The Taiwanese company VIA, which produces chip sets and CPUs and who are fighting Intel, is fully supporting the DDR RAM strategy. Soon we shall see 266 MHz moduls (being "overclocked"133 MHz SDRAM modules).The 266 MHz modules reaches a 2.1 GB/sec bandwidth. Hence they are to be sold as PC2100 RAM.
Other terms used are:
DDR200 (200 MHz)
DDR266 (266 MHz)
DDR333 (333 MHz)
VIA expects DDR to be used in all segments of the pc market. Intel, who is behind the Rambus technology, only expects to use DDR in large servers, where you find several Gigabytes of RAM installed, and where RAM price really matters.
Intel is dedicated to the Rambus technology. In the summer 2000 it was revealed that Intel has comitted itself to the RAMBUS technology so they cannot implement DDR! This goes for all future desktop PCs until 2003, according to their agreement with Rambus Inc. Only the 64 bit server Itanium processor and it succesors Foster and McKinley are using DDR RAM.
We hope that Intel will change their strategy. We expect DDR-SDRAM to be cheaper than Rambus RAM for quite some time; yet it should give the same performance. Rambus represents a sophisticated technology, but with prices 5 times higher it is not a low-end product.
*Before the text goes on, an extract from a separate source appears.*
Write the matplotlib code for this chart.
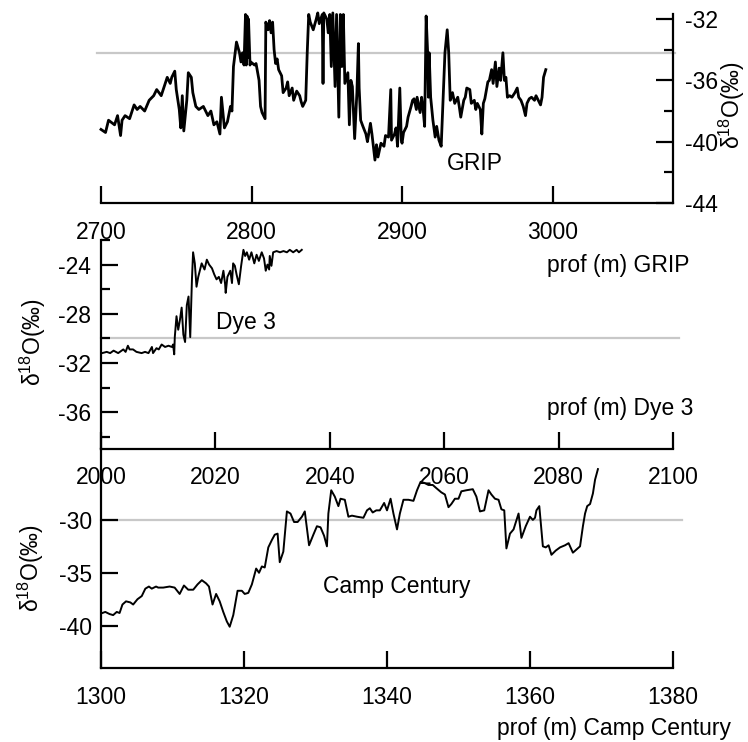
"""
Stacked d18O profiles from three Greenland ice cores (GRIP, Dye 3,
Camp Century), each plotted against depth on its own axis.
"""
import matplotlib
matplotlib.use("Agg")
import matplotlib.pyplot as plt
from matplotlib.ticker import MultipleLocator

plt.rcParams["font.family"] = ["Liberation Sans", "DejaVu Sans"]
plt.rcParams["mathtext.fontset"] = "custom"
plt.rcParams["mathtext.rm"] = "Liberation Sans"
plt.rcParams["mathtext.default"] = "regular"
plt.rcParams["axes.unicode_minus"] = False

# --- GRIP -----------------------------------------------------------------
grip_depth = [
    2700, 2703, 2705, 2709, 2711, 2713, 2714, 2716, 2719, 2722,
    2724, 2726, 2729, 2732, 2735, 2737, 2740, 2742, 2744, 2746,
    2747, 2749, 2750, 2752, 2753, 2754, 2755, 2757, 2758, 2760,
    2761, 2763, 2765, 2768, 2771, 2773, 2775, 2777, 2779, 2780,
    2782, 2784, 2786, 2787, 2788, 2790, 2792, 2793, 2794, 2795,
    2796, 2796.5, 2797, 2797.5, 2798, 2799, 2799.5, 2802, 2803, 2805,
    2806, 2807, 2809, 2809.5, 2811, 2812, 2813, 2814, 2815, 2816,
    2817, 2818, 2820, 2821, 2823, 2824, 2825, 2827, 2828, 2830,
    2832, 2833, 2834, 2836, 2837, 2838, 2839, 2841, 2843, 2844,
    2845, 2847, 2847.5, 2848, 2850, 2851, 2852, 2853, 2854, 2855.5,
    2856.5, 2858, 2859, 2860, 2861, 2862, 2864, 2865, 2866, 2867,
    2868.5, 2870, 2871, 2871.5, 2872.5, 2874, 2876, 2877, 2879, 2880,
    2882, 2883, 2884, 2886, 2888, 2889, 2891, 2892.5, 2893, 2895,
    2896, 2897, 2898.5, 2899.5, 2900, 2901, 2903, 2904, 2906, 2907,
    2908, 2909.5, 2910, 2912, 2913, 2914, 2915, 2916, 2917, 2917.5,
    2918, 2919, 2920.5, 2922, 2923, 2924.5, 2926, 2927, 2928.5, 2930,
    2931, 2932, 2933.5, 2935, 2937, 2938, 2939, 2941, 2942, 2943,
    2945, 2946, 2948, 2949, 2950, 2952, 2953, 2954, 2955, 2957,
    2958, 2959.5, 2960.5, 2962, 2963, 2964.5, 2965.5, 2967, 2968, 2969,
    2970, 2971.5, 2973, 2975, 2976.5, 2977.5, 2979, 2980.5, 2982, 2983,
    2984.5, 2986, 2988, 2989, 2990.5, 2992, 2993, 2994, 2995.5,
]
grip_d18o = [
    -39.2, -39.4, -38.6, -38.9, -38.3, -39.6, -38.6, -38.3, -38.5, -37.6,
    -37.9, -37.7, -38.0, -37.3, -37.0, -36.6, -37.0, -36.4, -35.8, -36.2,
    -35.8, -35.4, -36.6, -37.9, -39.1, -37.0, -39.3, -37.3, -35.5, -35.8,
    -36.8, -37.7, -37.9, -37.7, -38.3, -38.0, -38.9, -38.7, -39.5, -37.1,
    -39.1, -38.7, -37.7, -38.0, -35.1, -33.5, -34.2, -34.8, -34.2, -35.0,
    -31.7, -35.0, -31.8, -34.5, -32.0, -35.0, -34.8, -35.0, -34.9, -36.0,
    -37.7, -38.1, -38.5, -32.2, -32.7, -32.1, -32.9, -32.2, -34.0, -34.9,
    -34.6, -35.3, -35.7, -36.8, -36.5, -36.1, -37.0, -36.5, -37.3, -36.7,
    -37.0, -37.4, -37.7, -37.3, -34.2, -31.7, -32.2, -32.7, -32.0, -31.6,
    -32.3, -31.7, -36.2, -31.6, -32.0, -32.9, -31.7, -35.1, -31.6, -36.4,
    -31.7, -38.4, -31.7, -35.1, -31.7, -36.2, -35.5, -38.9, -36.0, -36.4,
    -39.8, -36.8, -33.6, -36.5, -38.6, -39.0, -39.5, -40.0, -38.8, -39.5,
    -41.2, -40.2, -41.0, -40.1, -40.3, -39.6, -39.7, -36.6, -39.9, -39.5,
    -39.1, -40.3, -36.5, -39.9, -40.1, -39.4, -39.0, -38.4, -37.7, -37.3,
    -37.2, -37.9, -37.1, -38.1, -37.1, -37.9, -39.0, -31.8, -34.2, -37.1,
    -34.2, -37.1, -38.6, -39.7, -39.0, -39.9, -40.3, -37.9, -34.2, -32.7,
    -34.2, -37.3, -36.8, -37.5, -37.1, -37.7, -38.4, -37.3, -37.1, -36.5,
    -36.6, -37.5, -37.3, -37.9, -37.5, -37.9, -39.5, -37.5, -37.2, -36.1,
    -36.0, -35.3, -36.2, -34.8, -36.4, -35.2, -36.0, -34.2, -36.0, -35.8,
    -37.1, -37.0, -37.1, -36.8, -36.5, -37.1, -37.3, -37.7, -38.3, -37.5,
    -37.2, -37.1, -37.3, -37.0, -37.3, -37.6, -37.1, -35.8, -35.3,
]

# --- Dye 3 ----------------------------------------------------------------
dye3_depth = [
    2000.2, 2001.0, 2001.6, 2002.2, 2003.0, 2003.9, 2004.3, 2004.7, 2005.0, 2005.6,
    2006.2, 2007.1, 2007.7, 2008.3, 2008.9, 2009.1, 2009.7, 2010.1, 2010.6, 2011.2,
    2011.8, 2012.4, 2012.6, 2012.8, 2012.9, 2013.2, 2013.5, 2013.8, 2014.1, 2014.4,
    2014.7, 2015.0, 2015.3, 2015.6, 2015.9, 2016.1, 2016.4, 2016.7, 2017.0, 2017.6,
    2018.1, 2018.5, 2018.9, 2019.4, 2019.8, 2020.2, 2020.6, 2021.0, 2021.4, 2021.7,
    2021.8, 2022.1, 2022.6, 2022.9, 2023.1, 2023.4, 2023.7, 2024.1, 2024.5, 2024.9,
    2025.2, 2025.5, 2025.9, 2026.3, 2026.8, 2027.2, 2027.6, 2028.1, 2028.5, 2028.8,
    2029.1, 2029.4, 2029.5, 2029.8, 2030.1, 2030.7, 2031.3, 2031.9, 2032.5, 2033.0,
    2033.6, 2034.2, 2034.6, 2035.1,
]
dye3_d18o = [
    -31.2, -31.1, -31.2, -31.0, -31.2, -30.9, -31.1, -30.6, -30.9, -30.9,
    -31.1, -31.2, -31.1, -31.2, -30.7, -31.2, -30.8, -30.9, -30.5, -30.7,
    -30.6, -30.7, -30.5, -31.3, -29.9, -28.2, -29.3, -28.5, -27.5, -29.7,
    -30.3, -27.3, -26.6, -29.9, -25.2, -23.0, -23.9, -25.8, -25.0, -23.9,
    -24.4, -23.6, -24.0, -24.3, -24.8, -25.2, -25.0, -25.5, -24.5, -25.6,
    -26.3, -25.0, -24.5, -25.5, -23.9, -24.1, -24.8, -25.6, -24.1, -22.8,
    -23.3, -23.0, -23.6, -23.0, -23.9, -23.2, -23.7, -23.0, -23.5, -24.5,
    -24.0, -24.4, -23.3, -24.1, -23.0, -22.9, -23.0, -22.9, -23.0, -22.8,
    -23.0, -22.8, -23.0, -22.8,
]

# --- Camp Century ---------------------------------------------------------
cc_depth = [
    1300.2, 1300.6, 1301.2, 1301.7, 1302.2, 1302.6, 1303.0, 1303.5, 1304.1, 1304.5,
    1305.1, 1305.7, 1306.2, 1306.7, 1307.1, 1307.7, 1308.0, 1308.7, 1309.6, 1310.3,
    1311.0, 1311.6, 1312.2, 1312.9, 1313.5, 1314.1, 1314.7, 1315.1, 1315.6, 1316.1,
    1316.6, 1317.1, 1317.6, 1318.0, 1318.5, 1319.1, 1319.7, 1320.1, 1320.6, 1321.1,
    1321.7, 1322.1, 1322.5, 1322.9, 1323.4, 1323.9, 1324.3, 1324.7, 1325.0, 1325.5,
    1326.0, 1326.5, 1327.0, 1327.5, 1328.1, 1328.5, 1329.1, 1329.7, 1330.2, 1330.7,
    1331.2, 1331.6, 1331.8, 1332.2, 1332.7, 1333.2, 1333.5, 1334.1, 1334.6, 1335.1,
    1335.8, 1336.7, 1337.2, 1337.6, 1338.0, 1338.5, 1339.0, 1339.6, 1340.0, 1340.5,
    1340.9, 1341.4, 1341.8, 1342.3, 1343.0, 1343.7, 1344.2, 1344.7, 1345.2, 1345.8,
    1346.4, 1346.9, 1347.6, 1348.1, 1348.6, 1349.0, 1349.5, 1350.0, 1350.4, 1351.1,
    1352.0, 1352.5, 1353.0, 1353.6, 1354.2, 1354.6, 1355.1, 1355.6, 1356.0, 1356.4,
    1356.7, 1357.2, 1357.7, 1358.4, 1358.8, 1359.4, 1360.0, 1360.4, 1360.7, 1360.9,
    1361.3, 1361.8, 1362.2, 1362.6, 1363.0, 1363.6, 1364.2, 1364.9, 1365.4, 1366.0,
    1366.5, 1367.0, 1367.4, 1367.7, 1368.0, 1368.4, 1368.8, 1369.1, 1369.5,
]
cc_d18o = [
    -38.8, -38.7, -38.9, -39.0, -38.7, -38.8, -38.0, -37.7, -37.8, -38.0,
    -37.5, -37.2, -36.5, -36.3, -36.5, -36.3, -36.4, -36.4, -36.3, -36.4,
    -37.0, -36.2, -36.6, -36.6, -36.1, -35.7, -36.0, -36.3, -38.0, -37.0,
    -37.7, -38.7, -39.6, -40.1, -39.0, -36.7, -36.7, -37.0, -36.9, -36.1,
    -34.6, -35.0, -34.4, -34.5, -32.6, -31.9, -31.4, -31.3, -34.0, -33.0,
    -29.2, -29.4, -30.2, -30.2, -29.7, -29.2, -32.4, -31.4, -30.6, -30.7,
    -31.5, -32.5, -29.4, -27.2, -27.8, -28.7, -28.0, -28.1, -29.7, -29.6,
    -29.7, -29.8, -29.1, -28.9, -29.3, -29.1, -29.1, -28.4, -29.1, -28.0,
    -29.4, -30.9, -29.4, -28.1, -28.1, -28.2, -27.2, -26.4, -26.5, -26.7,
    -26.7, -27.0, -27.4, -27.6, -28.8, -28.5, -28.0, -28.0, -27.3, -27.2,
    -27.1, -27.8, -29.2, -29.1, -27.2, -27.6, -28.0, -28.1, -29.0, -29.1,
    -32.7, -31.3, -30.9, -29.4, -31.7, -30.6, -29.7, -30.0, -29.8, -29.1,
    -28.7, -32.5, -32.6, -32.4, -33.3, -32.9, -32.6, -32.4, -32.2, -33.1,
    -32.8, -32.5, -30.6, -29.4, -28.7, -28.5, -27.5, -26.2, -25.2,
]

# reference levels drawn as grey guide lines, one per panel
grip_ref = -34.2
dye3_ref = -30.0
cc_ref = -30.0

YLABEL = r"δ$^{18}$O(‰)"
FS = 16.5
W, H = 748, 742


def px_rect(left, top, right, bottom):
    """Axes rectangle from pixel edges (origin top-left)."""
    return [left / W, 1 - bottom / H, (right - left) / W, (bottom - top) / H]


def style_ticks(ax):
    ax.tick_params(which="both", direction="in", width=1.6, labelsize=FS,
                   colors="black")
    ax.tick_params(which="major", length=12.5)
    ax.tick_params(which="minor", length=6.5)
    for sp in ax.spines.values():
        sp.set_linewidth(1.6)


fig = plt.figure(figsize=(W / 100, H / 100), dpi=100)

# GRIP: bottom x axis, right y axis
ax1 = fig.add_axes(px_rect(101, 14, 673, 203))
ax1.plot(grip_depth, grip_d18o, color="black", lw=2.0, clip_on=False)
ax1.axhline(grip_ref, xmin=-0.007, xmax=1.003, color="#c8c8c8", lw=1.6,
            clip_on=False, zorder=1)
ax1.set_xlim(2700, 3080)
ax1.set_ylim(-44, -31.67)
ax1.spines["top"].set_visible(False)
ax1.spines["left"].set_visible(False)
ax1.yaxis.tick_right()
ax1.set_xticks([2700, 2800, 2900, 3000])
ax1.set_yticks([-32, -36, -40, -44])
ax1.yaxis.set_minor_locator(MultipleLocator(2))
style_ticks(ax1)
ax1.tick_params(axis="x", pad=13)
ax1.tick_params(axis="y", pad=8.5, left=False, right=True, which="both")
ax1.patch.set_visible(False)

# Dye 3
ax2 = fig.add_axes(px_rect(101, 240, 673, 449))
ax2.plot(dye3_depth, dye3_d18o, color="black", lw=1.4)
ax2.axhline(dye3_ref, xmin=0, xmax=1.01, color="#c8c8c8", lw=1.6,
            clip_on=False, zorder=1)
ax2.set_xlim(2000, 2100)
ax2.set_ylim(-39, -22)
ax2.spines["top"].set_visible(False)
ax2.spines["right"].set_visible(False)
ax2.set_xticks(range(2000, 2101, 20))
ax2.set_yticks([-24, -28, -32, -36])
ax2.yaxis.set_minor_locator(MultipleLocator(2))
style_ticks(ax2)
ax2.tick_params(axis="x", pad=12)
ax2.tick_params(axis="y", pad=7)
ax2.patch.set_visible(False)

# Camp Century
ax3 = fig.add_axes(px_rect(101, 449, 673, 668))
ax3.plot(cc_depth, cc_d18o, color="black", lw=1.4, clip_on=False)
ax3.axhline(cc_ref, xmin=0, xmax=1.016, color="#c8c8c8", lw=1.6,
            clip_on=False, zorder=1)
ax3.set_xlim(1300, 1380)
ax3.set_ylim(-44, -23.3)
ax3.spines["top"].set_visible(False)
ax3.spines["right"].set_visible(False)
ax3.set_xticks(range(1300, 1381, 20))
ax3.set_yticks([-30, -35, -40])
style_ticks(ax3)
ax3.tick_params(axis="x", pad=13)
ax3.tick_params(axis="y", pad=6.5)
ax3.patch.set_visible(False)

# axis titles and core names, placed in pixel coordinates
def fig_text(x, y, s, **kw):
    fig.text(x / W, 1 - y / H, s, ha="center", va="center", fontsize=FS, **kw)


fig_text(732, 105, YLABEL, rotation=90)
fig_text(33, 342, YLABEL, rotation=90)
fig_text(31, 568, YLABEL, rotation=90)
fig_text(475, 163, "GRIP")
fig_text(618, 265, "prof (m) GRIP")
fig_text(246, 322, "Dye 3")
fig_text(620, 408, "prof (m) Dye 3")
fig_text(397, 587, "Camp Century")
fig_text(614, 729, "prof (m) Camp Century")

fig.savefig("out.png", dpi=100)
Intel produces great chipsets for desktop PCs like i815E, and it would be sad if they abandoned this market. We want Intel and PC2100!
Reports in the summer 2000 told that Intel has licensed VIA to develop DDR-enabled chip sets for Pentium 4.
Evolutionary changes of design
Where RDRAM requires completely new production plants, DDR represents an evolutionary progress. The chip manufactures may re-use their SDRAM fabs for the production without many problems.
Hence it seems quite natural and in tune with the previous changes in RAM technology that we use the DDR standard for a couple of years. Before Rambus (or something even better) enters the market.
Below you see the theoretical bandwidts of different RAM types. However, SDRAM does not perform as good as the figures show. This is due to latencies; the CPU and other units cannot read the data at these speeds; they have to wait some clock circles in between each reading before the data transfers start. The same goes for DDR RAM.
Theoretical max. bandwidth
SDRAM 100 MHz
100 MHz X 64 bit= 800 MB/sec
SDRAM 133 MHz
133 MHz X 64 bit= 1064 MB/sec
DDRAM 200 MHz (PC1600)
2 X 100 MHz X 64 bit= 1600 MB/sec
DDRAM 266 MHz (PC2100)
2 X 133 MHz X 64 bit= 2128 MB/sec
DDRAM 366 MHz (PC2600)
2 X 166 MHz X 64 bit= 2656 MB/sec
RDRAM 600 MHz
600 MHz X 16 bit= 1200 MB/sec
RDRAM 700 MHz
700 MHz X 16 bit= 1400 MB/sec
RDRAM 800 MHz
800 MHz X 16 bit= 1600 MB/sec
A new version of DDR RAM is scheduled for 2003. Using another technique, it should be possible to double the performance!